Alliance Resource Partners (ARLP) Investor presentation summary

Event summary combining transcript, slides, and related documents.

Logotype for Alliance Resource Partners LP

Investor presentation summary

19 May, 2026

Business overview and strategy

  • Operates as a leading energy provider with nearly 30 years of experience, focusing on coal and oil & gas royalties, and maintains a strong balance sheet with disciplined capital allocation.

  • Second largest coal producer in the eastern U.S., operating seven underground mining complexes and a coal-loading terminal, with FY26E sales guidance of 33.75–35.25 million tons.

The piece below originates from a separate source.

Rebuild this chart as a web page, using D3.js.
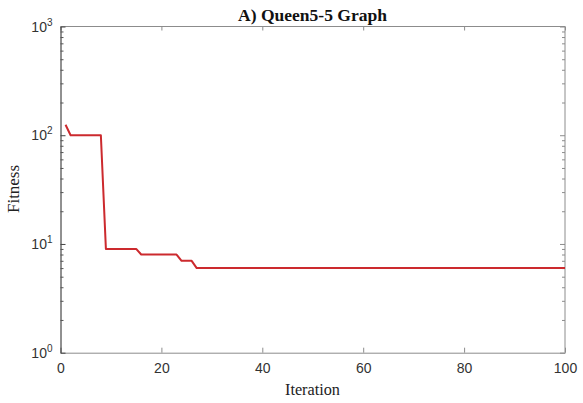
<!DOCTYPE html>
<html>
<head>
<meta charset="utf-8">
<script src="https://cdn.jsdelivr.net/npm/d3@7"></script>
<style>
  html, body { margin: 0; padding: 0; background: #fff; }
  svg { display: block; }
</style>
</head>
<body>
<svg id="chart" width="583" height="403"></svg>
<script>
// Best fitness per iteration (iterations 1..100)
const iterations = d3.range(1, 101);
const fitness = [
  125, 100, 100, 100, 100, 100, 100, 100, 9, 9,
  9, 9, 9, 9, 9, 8, 8, 8, 8, 8,
  8, 8, 8, 7, 7, 7, 6, 6, 6, 6,
  6, 6, 6, 6, 6, 6, 6, 6, 6, 6,
  6, 6, 6, 6, 6, 6, 6, 6, 6, 6,
  6, 6, 6, 6, 6, 6, 6, 6, 6, 6,
  6, 6, 6, 6, 6, 6, 6, 6, 6, 6,
  6, 6, 6, 6, 6, 6, 6, 6, 6, 6,
  6, 6, 6, 6, 6, 6, 6, 6, 6, 6,
  6, 6, 6, 6, 6, 6, 6, 6, 6, 6
];
const xTicks = [0, 20, 40, 60, 80, 100];
const yDecades = [1, 10, 100, 1000];
const yExponents = ["0", "1", "2", "3"];
const titleText = "A) Queen5-5 Graph";
const xLabel = "Iteration";
const yLabel = "Fitness";

(function () {
const svg = d3.select("#chart");
const pLeft = 60.5, pRight = 565, pTop = 26.5, pBottom = 352.7;

const x = d3.scaleLinear().domain([0, 100]).range([pLeft, pRight]);
const y = d3.scaleLog().domain([1, 1000]).range([pBottom, pTop]);

// minor log ticks 2..9 within each decade
const minorTicks = [];
for (let i = 0; i < yDecades.length - 1; i++) {
  for (let k = 2; k <= 9; k++) minorTicks.push(yDecades[i] * k);
}

const tickFont = "'Liberation Sans', Arial, sans-serif";
const serif = "'Liberation Serif', 'Times New Roman', serif";
const boxGray = "#8c8c8c";

// frame: top and right in gray
svg.append("line").attr("x1", pLeft).attr("x2", pRight).attr("y1", pTop).attr("y2", pTop)
  .attr("stroke", boxGray).attr("stroke-width", 1);
svg.append("line").attr("x1", pRight).attr("x2", pRight).attr("y1", pTop).attr("y2", pBottom)
  .attr("stroke", boxGray).attr("stroke-width", 1);

// bottom axis
const xAxis = d3.axisBottom(x).tickValues(xTicks).tickSizeInner(-5).tickSizeOuter(0).tickPadding(10);
const gx = svg.append("g").attr("transform", `translate(0,${pBottom})`).call(xAxis);
gx.select(".domain").attr("stroke", boxGray);
gx.selectAll(".tick line").attr("stroke", boxGray);
gx.selectAll(".tick text").attr("font-family", tickFont).attr("font-size", 14).attr("fill", "#333");

// top axis ticks (no labels)
const gxTop = svg.append("g").attr("transform", `translate(0,${pTop})`)
  .call(d3.axisTop(x).tickValues(xTicks).tickSizeInner(-4).tickSizeOuter(0).tickFormat(""));
gxTop.select(".domain").remove();
gxTop.selectAll(".tick line").attr("stroke", boxGray);

// left axis: decades with major ticks, minors shorter
const gy = svg.append("g").attr("transform", `translate(${pLeft},0)`)
  .call(d3.axisLeft(y).tickValues(yDecades).tickSizeInner(-5).tickSizeOuter(0).tickFormat(""));
gy.select(".domain").attr("stroke", "#222");
gy.selectAll(".tick line").attr("stroke", "#444");
const gyMinor = svg.append("g").attr("transform", `translate(${pLeft},0)`)
  .call(d3.axisLeft(y).tickValues(minorTicks).tickSizeInner(-3).tickSizeOuter(0).tickFormat(""));
gyMinor.select(".domain").remove();
gyMinor.selectAll(".tick line").attr("stroke", "#555");

// decade labels as 10^n
const yl = svg.append("g");
yDecades.forEach((d, i) => {
  const t = yl.append("text")
    .attr("x", pLeft - 8).attr("y", y(d) + 5)
    .attr("text-anchor", "end")
    .attr("font-family", tickFont).attr("font-size", 14).attr("fill", "#333");
  t.append("tspan").text("10");
  t.append("tspan").attr("dy", -6).attr("font-size", 10).text(yExponents[i]);
});

// right axis ticks
const gyR = svg.append("g").attr("transform", `translate(${pRight},0)`)
  .call(d3.axisRight(y).tickValues(yDecades).tickSizeInner(-5).tickSizeOuter(0).tickFormat(""));
gyR.select(".domain").remove();
gyR.selectAll(".tick line").attr("stroke", boxGray);
const gyRMinor = svg.append("g").attr("transform", `translate(${pRight},0)`)
  .call(d3.axisRight(y).tickValues(minorTicks).tickSizeInner(-3).tickSizeOuter(0).tickFormat(""));
gyRMinor.select(".domain").remove();
gyRMinor.selectAll(".tick line").attr("stroke", boxGray);

// fitness curve
const line = d3.line().x((d, i) => x(iterations[i])).y(d => y(d));
svg.append("path").datum(fitness)
  .attr("d", line)
  .attr("fill", "none")
  .attr("stroke", "#cc2a2e")
  .attr("stroke-width", 2)
  .attr("stroke-linejoin", "round");

// title and axis labels
svg.append("text").attr("x", 312.5).attr("y", 21)
  .attr("text-anchor", "middle")
  .attr("font-family", serif).attr("font-weight", "bold").attr("font-size", 16)
  .attr("textLength", 149).attr("lengthAdjust", "spacingAndGlyphs")
  .attr("fill", "#111").text(titleText);
svg.append("text").attr("x", 312.5).attr("y", 395)
  .attr("text-anchor", "middle")
  .attr("font-family", serif).attr("font-size", 16)
  .attr("textLength", 55).attr("lengthAdjust", "spacingAndGlyphs")
  .attr("fill", "#222").text(xLabel);
svg.append("text")
  .attr("transform", "translate(18.5,189) rotate(-90)")
  .attr("text-anchor", "middle")
  .attr("font-family", serif).attr("font-size", 16)
  .attr("textLength", 48).attr("lengthAdjust", "spacingAndGlyphs")
  .attr("fill", "#222").text(yLabel);
})();
</script>
</body>
</html>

  • Owns a growing portfolio of mineral and royalty interests across 70,000 net royalty acres in top U.S. oil & gas regions, with over $785 million invested.

  • Pursues growth investments in technology, energy, and infrastructure to drive long-term cash flow and value.

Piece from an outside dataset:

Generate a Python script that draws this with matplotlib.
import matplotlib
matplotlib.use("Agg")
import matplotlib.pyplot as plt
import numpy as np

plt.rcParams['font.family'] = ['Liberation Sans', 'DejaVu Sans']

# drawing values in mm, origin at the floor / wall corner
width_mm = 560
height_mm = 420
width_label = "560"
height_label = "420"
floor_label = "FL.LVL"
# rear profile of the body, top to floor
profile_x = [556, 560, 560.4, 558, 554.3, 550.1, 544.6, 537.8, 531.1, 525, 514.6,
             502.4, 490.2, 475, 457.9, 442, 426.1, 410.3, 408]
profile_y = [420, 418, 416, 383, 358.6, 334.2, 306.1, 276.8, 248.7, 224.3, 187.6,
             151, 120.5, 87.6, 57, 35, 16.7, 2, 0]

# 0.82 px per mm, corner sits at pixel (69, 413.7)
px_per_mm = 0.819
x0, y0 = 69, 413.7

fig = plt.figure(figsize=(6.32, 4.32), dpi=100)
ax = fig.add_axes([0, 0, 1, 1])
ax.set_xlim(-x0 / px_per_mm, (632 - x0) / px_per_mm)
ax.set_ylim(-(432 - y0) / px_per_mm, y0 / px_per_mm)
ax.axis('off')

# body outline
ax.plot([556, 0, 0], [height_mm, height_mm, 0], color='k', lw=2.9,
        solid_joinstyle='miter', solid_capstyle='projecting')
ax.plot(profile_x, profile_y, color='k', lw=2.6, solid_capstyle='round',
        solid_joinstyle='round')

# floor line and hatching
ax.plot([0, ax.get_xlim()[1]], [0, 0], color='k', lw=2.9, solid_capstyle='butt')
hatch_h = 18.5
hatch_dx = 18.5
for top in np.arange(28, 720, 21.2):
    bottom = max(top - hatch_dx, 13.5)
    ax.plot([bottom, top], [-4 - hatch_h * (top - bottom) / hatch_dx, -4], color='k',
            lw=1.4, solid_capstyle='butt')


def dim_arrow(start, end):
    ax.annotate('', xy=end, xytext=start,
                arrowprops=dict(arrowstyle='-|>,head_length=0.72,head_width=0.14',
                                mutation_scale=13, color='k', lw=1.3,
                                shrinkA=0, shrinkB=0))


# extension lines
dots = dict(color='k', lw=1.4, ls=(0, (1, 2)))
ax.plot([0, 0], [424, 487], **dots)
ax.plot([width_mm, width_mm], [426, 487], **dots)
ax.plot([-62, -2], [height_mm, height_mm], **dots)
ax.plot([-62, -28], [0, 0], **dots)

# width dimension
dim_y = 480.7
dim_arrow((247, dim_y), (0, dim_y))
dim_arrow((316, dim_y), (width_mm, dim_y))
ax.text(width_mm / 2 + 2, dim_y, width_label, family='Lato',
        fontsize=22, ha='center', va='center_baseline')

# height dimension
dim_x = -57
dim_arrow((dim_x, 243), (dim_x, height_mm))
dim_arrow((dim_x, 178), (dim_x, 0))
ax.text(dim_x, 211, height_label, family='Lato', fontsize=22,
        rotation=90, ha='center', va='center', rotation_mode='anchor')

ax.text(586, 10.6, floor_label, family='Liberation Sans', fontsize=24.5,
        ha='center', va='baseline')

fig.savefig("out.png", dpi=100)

  • Insiders own approximately 17% of total equity, aligning interests with unitholders.

Coal operations and market positioning

  • Strategically located, low-cost, tier 1 coal assets serve both domestic and export markets, with major capital projects completed to lower costs and extend mine life.

  • Multi-year sales contracts with blue-chip domestic utilities provide over 95% committed and priced FY26E coal sales, reducing pricing volatility.

  • Coal sales price per ton guidance for FY26E is $54.00–$56.00, with approximately 65% of FY27E volumes already committed.

  • Significant investments in mine development and equipment upgrades from FY23–25 are expected to improve productivity and reduce costs.

  • Policy and regulatory tailwinds, including federal directives and funding, reinforce coal's role in grid reliability and delay plant retirements.

Oil & gas royalties and portfolio

  • Royalty platform is heavily weighted to the Permian Basin, with 84% of total BOE volumes sourced from this region and exposure to top-tier operators.

  • Oil & gas royalties segment generated $122 million in adjusted EBITDA (1Q26 LTM) with an 85% EBITDA margin.

  • Portfolio offers decades of drilling inventory, supporting long-term production and revenue durability.

  • Net production for 1Q26 was 11,357 BOE/day, with oil comprising 44% of volumes and 76% of BOE revenue.